▶ _TASK DESCRIPTION_
Give back every line exactly as it appears, pictures excluded.

----------

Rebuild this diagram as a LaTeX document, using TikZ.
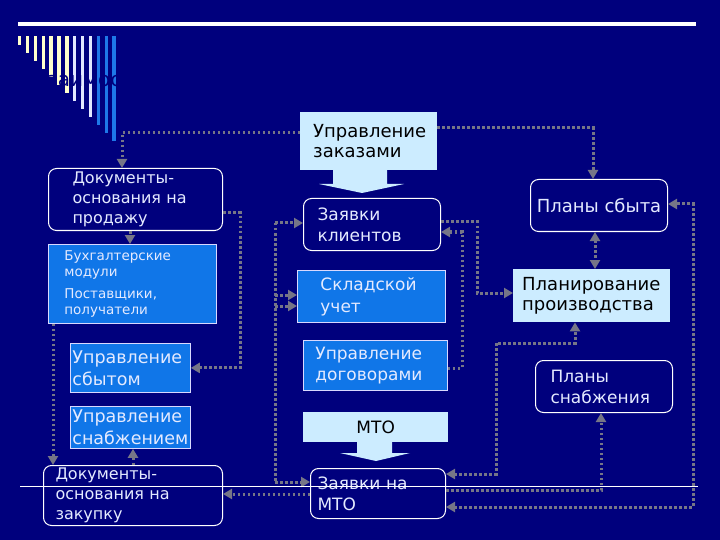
\documentclass[tikz,border=0pt]{standalone}
\usepackage{fontspec}
\setmainfont{DejaVu Sans}
\usetikzlibrary{arrows.meta}
\definecolor{slidebg}{RGB}{0,0,125}
\definecolor{lightfill}{RGB}{204,236,255}
\definecolor{bluefill}{RGB}{16,118,232}
\definecolor{linkgray}{RGB}{118,118,135}
\definecolor{paletext}{RGB}{228,234,255}
\definecolor{barbeige}{RGB}{255,255,204}
\definecolor{barpale}{RGB}{226,232,255}
\definecolor{barblue}{RGB}{30,120,232}
\tikzset{
  blk/.style={anchor=north west, inner ysep=0pt, align=left, font=\fontsize{18}{20}\selectfont},
  lightbox/.style={blk, fill=lightfill, text=black},
  bluebox/.style={blk, fill=bluefill, draw=white!85!blue, line width=0.8pt, text=paletext},
  roundbox/.style={blk, fill=slidebg, draw=white, line width=1pt, rounded corners=8pt, text=paletext},
  link/.style={draw=linkgray, line width=3pt, dash pattern=on 2.5pt off 2.5pt}
}
\newcommand{\lightblk}[4] {\node at (#1) (#2) [lightbox, #3] {#4};}
\newcommand{\blueblk}[4] {\node at (#1) (#2) [bluebox, #3] {#4};}
\newcommand{\roundblk}[4] {\node at (#1) (#2) [roundbox, #3] {#4};}
\newcommand{\linkarrow}[2] {\draw [link, ->] (#1) -- (#2);}
\begin{document}
\begin{tikzpicture}[x=1pt, y=-1pt, >={Triangle[length=9pt,width=10pt]}]
\useasboundingbox (0,0) rectangle (720,540);
\fill[slidebg] (0,0) rectangle (720,540);

\fill[white] (18,22) rectangle (696,26);
\foreach \i in {0,...,12} {
  \pgfmathsetmacro\bx{18+7.87*\i}
  \pgfmathsetmacro\by{45+8*\i}
  \ifnum\i<7 \def\bc{barbeige}\else\ifnum\i<10 \def\bc{barpale}\else\def\bc{barblue}\fi\fi
  \fill[\bc] (\bx,36) rectangle (\bx+3.3,\by);
}
\node[anchor=base west, inner sep=0pt, text=slidebg, font=\fontsize{20}{24}\selectfont] (title) at (47,87) {заимос};

\fill[lightfill] (333,169) -- (333,184) -- (319,184) -- (362,193) -- (404,184) -- (387,184) -- (387,169) -- cycle;
\fill[lightfill] (357,441) -- (357,453) -- (340,453) -- (376,461) -- (410,453) -- (392,453) -- (392,441) -- cycle;

\lightblk {300,112}{zakaz}{minimum width=137pt, minimum height=58pt, inner xsep=13pt, text width=111pt}{Управление\\заказами}
\roundblk {303,198}{zayavcl}{minimum width=137pt, minimum height=52pt, inner xsep=14pt, text width=109pt, font=\fontsize{17}{21}\selectfont}{Заявки\\клиентов}
\blueblk {297,270}{sklad}{minimum width=148pt, minimum height=52pt, inner xsep=23pt, text width=102pt, font=\fontsize{17}{22}\selectfont}{Складской\\учет}
\blueblk {303,340}{dogovor}{minimum width=144pt, minimum height=50pt, inner xsep=12pt, text width=120pt, font=\fontsize{17}{21}\selectfont}{Управление\\договорами}
\lightblk {303,412}{mto}{minimum width=145pt, minimum height=30pt, align=center, font=\fontsize{17}{20}\selectfont}{МТО}
\roundblk {310,468}{zayavmto}{minimum width=135pt, minimum height=50pt, inner xsep=7pt, text width=121pt, font=\fontsize{17}{21}\selectfont}{Заявки на\\МТО}

\roundblk {48,168}{docprod}{minimum width=174pt, minimum height=62pt, inner xsep=24pt, text width=126pt, font=\fontsize{16}{20}\selectfont}{Документы-\\основания на\\продажу}
\blueblk {48,244}{buh}{minimum width=168pt, minimum height=79pt, inner xsep=16pt, text width=136pt, font=\fontsize{13.5}{16}\selectfont}{Бухгалтерские\\модули\\[6pt]Поставщики,\\получатели}
\blueblk {70,343}{sbyt}{minimum width=120pt, minimum height=49pt, inner xsep=2pt, text width=116pt, font=\fontsize{17.5}{22}\selectfont}{Управление\\сбытом}
\blueblk {70,406}{snab}{minimum width=120pt, minimum height=42pt, inner xsep=2pt, text width=116pt, font=\fontsize{17.5}{22}\selectfont}{Управление\\снабжением}
\roundblk {43,465}{doczak}{minimum width=179pt, minimum height=60pt, inner xsep=12pt, text width=155pt, font=\fontsize{16}{20}\selectfont}{Документы-\\основания на\\закупку}

\roundblk {530,179}{plsbyt}{minimum width=137pt, minimum height=52pt, align=center}{Планы сбыта}
\lightblk {513,269}{planir}{minimum width=157pt, minimum height=53pt, inner xsep=9pt, text width=139pt}{Планирование\\производства}
\roundblk {535,360}{plsnab}{minimum width=137pt, minimum height=52pt, inner xsep=15pt, text width=107pt, font=\fontsize{17}{21}\selectfont}{Планы\\снабжения}

\draw [link, ->] (zakaz.west |- 0,133) -| (docprod.north -| 122,0);
\draw [link, ->] (zakaz.east |- 0,128) -| (plsbyt.north -| 593,0);
\linkarrow {docprod.south -| 130,0}{buh.north -| 130,0}
\draw [link, ->] (docprod.east |- 0,213) -- (240,213) |- (sbyt.east);
\linkarrow {buh.south -| 53,0}{doczak.north -| 53,0}
\linkarrow {doczak.north -| 133,0}{snab.south -| 133,0}

\coordinate (bustop) at (275,223);
\coordinate (busbot) at (275,482);
\draw [link] (bustop) -- (busbot);
\linkarrow {bustop}{zayavcl.west |- bustop}
\linkarrow {275,295}{sklad.west |- 0,295}
\linkarrow {275,306}{sklad.west |- 0,306}
\linkarrow {busbot}{zayavmto.west |- busbot}
\linkarrow {zayavmto.west |- 0,494}{doczak.east |- 0,494}

\draw [link, ->] (zayavcl.east |- 0,222) -- (477,222) |- (planir.west |- 0,293);
\draw [link, ->] (dogovor.east |- 0,368) -- (462,368) |- (zayavcl.east |- 0,232);
\draw [link, <->] (plsbyt.south -| 595,0) -- (planir.north -| 595,0);
\draw [link, <->] (zayavmto.east |- 0,474) -- (496,474) |- (575,343) -- (planir.south -| 575,0);
\draw [link, ->] (zayavmto.east |- 0,490) -| (plsnab.south -| 601,0);
\draw [link, <->] (zayavmto.east |- 0,507) -| (693,204) -- (plsbyt.east |- 0,204);

\draw [white, line width=0.9pt] (20,486) -- (698,486);
\end{tikzpicture}
\end{document}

----------

▶ _ANSWER IN FULL_
Rebuild this diagram as a LaTeX document, using TikZ.
\documentclass[tikz,border=0pt]{standalone}
\usepackage{fontspec}
\setmainfont{DejaVu Sans}
\usetikzlibrary{arrows.meta}
\definecolor{slidebg}{RGB}{0,0,125}
\definecolor{lightfill}{RGB}{204,236,255}
\definecolor{bluefill}{RGB}{16,118,232}
\definecolor{linkgray}{RGB}{118,118,135}
\definecolor{paletext}{RGB}{228,234,255}
\definecolor{barbeige}{RGB}{255,255,204}
\definecolor{barpale}{RGB}{226,232,255}
\definecolor{barblue}{RGB}{30,120,232}
\tikzset{
  blk/.style={anchor=north west, inner ysep=0pt, align=left, font=\fontsize{18}{20}\selectfont},
  lightbox/.style={blk, fill=lightfill, text=black},
  bluebox/.style={blk, fill=bluefill, draw=white!85!blue, line width=0.8pt, text=paletext},
  roundbox/.style={blk, fill=slidebg, draw=white, line width=1pt, rounded corners=8pt, text=paletext},
  link/.style={draw=linkgray, line width=3pt, dash pattern=on 2.5pt off 2.5pt}
}
\newcommand{\lightblk}[4] {\node at (#1) (#2) [lightbox, #3] {#4};}
\newcommand{\blueblk}[4] {\node at (#1) (#2) [bluebox, #3] {#4};}
\newcommand{\roundblk}[4] {\node at (#1) (#2) [roundbox, #3] {#4};}
\newcommand{\linkarrow}[2] {\draw [link, ->] (#1) -- (#2);}
\begin{document}
\begin{tikzpicture}[x=1pt, y=-1pt, >={Triangle[length=9pt,width=10pt]}]
\useasboundingbox (0,0) rectangle (720,540);
\fill[slidebg] (0,0) rectangle (720,540);

\fill[white] (18,22) rectangle (696,26);
\foreach \i in {0,...,12} {
  \pgfmathsetmacro\bx{18+7.87*\i}
  \pgfmathsetmacro\by{45+8*\i}
  \ifnum\i<7 \def\bc{barbeige}\else\ifnum\i<10 \def\bc{barpale}\else\def\bc{barblue}\fi\fi
  \fill[\bc] (\bx,36) rectangle (\bx+3.3,\by);
}
\node[anchor=base west, inner sep=0pt, text=slidebg, font=\fontsize{20}{24}\selectfont] (title) at (47,87) {заимос};

\fill[lightfill] (333,169) -- (333,184) -- (319,184) -- (362,193) -- (404,184) -- (387,184) -- (387,169) -- cycle;
\fill[lightfill] (357,441) -- (357,453) -- (340,453) -- (376,461) -- (410,453) -- (392,453) -- (392,441) -- cycle;

\lightblk {300,112}{zakaz}{minimum width=137pt, minimum height=58pt, inner xsep=13pt, text width=111pt}{Управление\\заказами}
\roundblk {303,198}{zayavcl}{minimum width=137pt, minimum height=52pt, inner xsep=14pt, text width=109pt, font=\fontsize{17}{21}\selectfont}{Заявки\\клиентов}
\blueblk {297,270}{sklad}{minimum width=148pt, minimum height=52pt, inner xsep=23pt, text width=102pt, font=\fontsize{17}{22}\selectfont}{Складской\\учет}
\blueblk {303,340}{dogovor}{minimum width=144pt, minimum height=50pt, inner xsep=12pt, text width=120pt, font=\fontsize{17}{21}\selectfont}{Управление\\договорами}
\lightblk {303,412}{mto}{minimum width=145pt, minimum height=30pt, align=center, font=\fontsize{17}{20}\selectfont}{МТО}
\roundblk {310,468}{zayavmto}{minimum width=135pt, minimum height=50pt, inner xsep=7pt, text width=121pt, font=\fontsize{17}{21}\selectfont}{Заявки на\\МТО}

\roundblk {48,168}{docprod}{minimum width=174pt, minimum height=62pt, inner xsep=24pt, text width=126pt, font=\fontsize{16}{20}\selectfont}{Документы-\\основания на\\продажу}
\blueblk {48,244}{buh}{minimum width=168pt, minimum height=79pt, inner xsep=16pt, text width=136pt, font=\fontsize{13.5}{16}\selectfont}{Бухгалтерские\\модули\\[6pt]Поставщики,\\получатели}
\blueblk {70,343}{sbyt}{minimum width=120pt, minimum height=49pt, inner xsep=2pt, text width=116pt, font=\fontsize{17.5}{22}\selectfont}{Управление\\сбытом}
\blueblk {70,406}{snab}{minimum width=120pt, minimum height=42pt, inner xsep=2pt, text width=116pt, font=\fontsize{17.5}{22}\selectfont}{Управление\\снабжением}
\roundblk {43,465}{doczak}{minimum width=179pt, minimum height=60pt, inner xsep=12pt, text width=155pt, font=\fontsize{16}{20}\selectfont}{Документы-\\основания на\\закупку}

\roundblk {530,179}{plsbyt}{minimum width=137pt, minimum height=52pt, align=center}{Планы сбыта}
\lightblk {513,269}{planir}{minimum width=157pt, minimum height=53pt, inner xsep=9pt, text width=139pt}{Планирование\\производства}
\roundblk {535,360}{plsnab}{minimum width=137pt, minimum height=52pt, inner xsep=15pt, text width=107pt, font=\fontsize{17}{21}\selectfont}{Планы\\снабжения}

\draw [link, ->] (zakaz.west |- 0,133) -| (docprod.north -| 122,0);
\draw [link, ->] (zakaz.east |- 0,128) -| (plsbyt.north -| 593,0);
\linkarrow {docprod.south -| 130,0}{buh.north -| 130,0}
\draw [link, ->] (docprod.east |- 0,213) -- (240,213) |- (sbyt.east);
\linkarrow {buh.south -| 53,0}{doczak.north -| 53,0}
\linkarrow {doczak.north -| 133,0}{snab.south -| 133,0}

\coordinate (bustop) at (275,223);
\coordinate (busbot) at (275,482);
\draw [link] (bustop) -- (busbot);
\linkarrow {bustop}{zayavcl.west |- bustop}
\linkarrow {275,295}{sklad.west |- 0,295}
\linkarrow {275,306}{sklad.west |- 0,306}
\linkarrow {busbot}{zayavmto.west |- busbot}
\linkarrow {zayavmto.west |- 0,494}{doczak.east |- 0,494}

\draw [link, ->] (zayavcl.east |- 0,222) -- (477,222) |- (planir.west |- 0,293);
\draw [link, ->] (dogovor.east |- 0,368) -- (462,368) |- (zayavcl.east |- 0,232);
\draw [link, <->] (plsbyt.south -| 595,0) -- (planir.north -| 595,0);
\draw [link, <->] (zayavmto.east |- 0,474) -- (496,474) |- (575,343) -- (planir.south -| 575,0);
\draw [link, ->] (zayavmto.east |- 0,490) -| (plsnab.south -| 601,0);
\draw [link, <->] (zayavmto.east |- 0,507) -| (693,204) -- (plsbyt.east |- 0,204);

\draw [white, line width=0.9pt] (20,486) -- (698,486);
\end{tikzpicture}
\end{document}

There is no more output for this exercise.